▸ Your objective: Below is a listing to write out in full, exactly as given, without its pictures.

▸ Recorded information:

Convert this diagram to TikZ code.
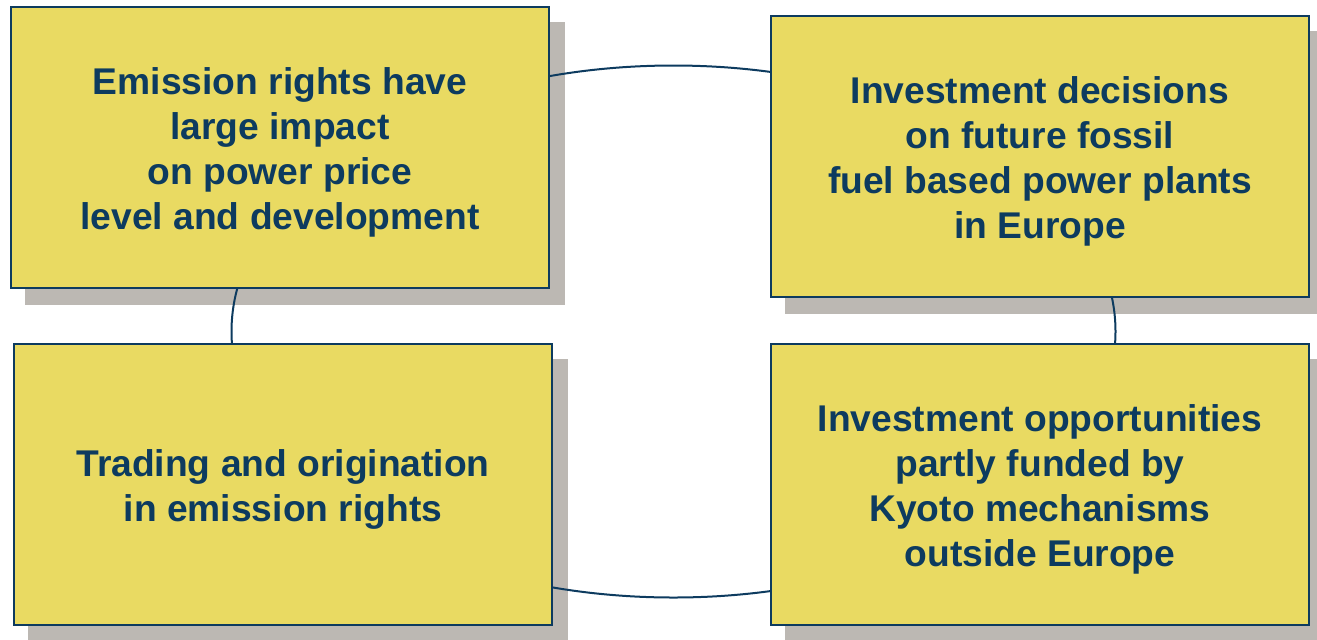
\documentclass[tikz,border=0pt]{standalone}
\usepackage{fontspec}
\setmainfont{Liberation Sans}
\usetikzlibrary{positioning}

\definecolor{boxfill}{HTML}{E9DA62}
\definecolor{boxline}{HTML}{0D3B5F}
\definecolor{shadegray}{HTML}{BCB8B3}

\pgfdeclarelayer{shade}
\pgfdeclarelayer{ring}
\pgfsetlayers{shade,ring,main}

\tikzset{
  topic/.style={draw=boxline, line width=1pt, fill=boxfill,
    minimum width=269pt, minimum height=140.5pt, inner sep=0pt},
  gist/.style={text=boxline, align=center, inner sep=0pt, yshift=-2.5pt,
    font=\bfseries\fontsize{18.6}{22.5}\selectfont},
  ring/.style={draw=boxline, line width=1pt},
}

\begin{document}
\begin{tikzpicture}[x=0.5pt, y=-0.5pt]
  \useasboundingbox (0,0) rectangle (1317,639);

  % the four topics
  \node[topic, label={[gist]center:{Emission rights have\\large impact\\on power price\\level and development}}] (impact) at (280,147.5) {};
  \node[topic, label={[gist]center:{Investment decisions\\on future fossil\\fuel based power plants\\in Europe}}] (invest) at (1040,156) {};
  \node[topic, label={[gist]center:{Trading and origination\\in emission rights}}] (trade) at (283,484.5) {};
  \node[topic, label={[gist]center:{Investment opportunities\\partly funded by\\Kyoto mechanisms\\outside Europe}}] (kyoto) at (1040,484.5) {};

  % shadows
  \begin{pgfonlayer}{shade}
    \foreach \b in {impact,invest,trade,kyoto}
      \fill[shadegray] ([shift={(7.5pt,-8pt)}]\b.south west) rectangle ([shift={(7.5pt,-8pt)}]\b.north east);
  \end{pgfonlayer}

  % ring linking the topics
  \coordinate (hub) at (673.5,331.5);
  \begin{pgfonlayer}{ring}
    \draw[ring] (hub) ellipse [x radius=442, y radius=266];
  \end{pgfonlayer}
\end{tikzpicture}
\end{document}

▸ Response below:
Convert this diagram to TikZ code.
\documentclass[tikz,border=0pt]{standalone}
\usepackage{fontspec}
\setmainfont{Liberation Sans}
\usetikzlibrary{positioning}

\definecolor{boxfill}{HTML}{E9DA62}
\definecolor{boxline}{HTML}{0D3B5F}
\definecolor{shadegray}{HTML}{BCB8B3}

\pgfdeclarelayer{shade}
\pgfdeclarelayer{ring}
\pgfsetlayers{shade,ring,main}

\tikzset{
  topic/.style={draw=boxline, line width=1pt, fill=boxfill,
    minimum width=269pt, minimum height=140.5pt, inner sep=0pt},
  gist/.style={text=boxline, align=center, inner sep=0pt, yshift=-2.5pt,
    font=\bfseries\fontsize{18.6}{22.5}\selectfont},
  ring/.style={draw=boxline, line width=1pt},
}

\begin{document}
\begin{tikzpicture}[x=0.5pt, y=-0.5pt]
  \useasboundingbox (0,0) rectangle (1317,639);

  % the four topics
  \node[topic, label={[gist]center:{Emission rights have\\large impact\\on power price\\level and development}}] (impact) at (280,147.5) {};
  \node[topic, label={[gist]center:{Investment decisions\\on future fossil\\fuel based power plants\\in Europe}}] (invest) at (1040,156) {};
  \node[topic, label={[gist]center:{Trading and origination\\in emission rights}}] (trade) at (283,484.5) {};
  \node[topic, label={[gist]center:{Investment opportunities\\partly funded by\\Kyoto mechanisms\\outside Europe}}] (kyoto) at (1040,484.5) {};

  % shadows
  \begin{pgfonlayer}{shade}
    \foreach \b in {impact,invest,trade,kyoto}
      \fill[shadegray] ([shift={(7.5pt,-8pt)}]\b.south west) rectangle ([shift={(7.5pt,-8pt)}]\b.north east);
  \end{pgfonlayer}

  % ring linking the topics
  \coordinate (hub) at (673.5,331.5);
  \begin{pgfonlayer}{ring}
    \draw[ring] (hub) ellipse [x radius=442, y radius=266];
  \end{pgfonlayer}
\end{tikzpicture}
\end{document}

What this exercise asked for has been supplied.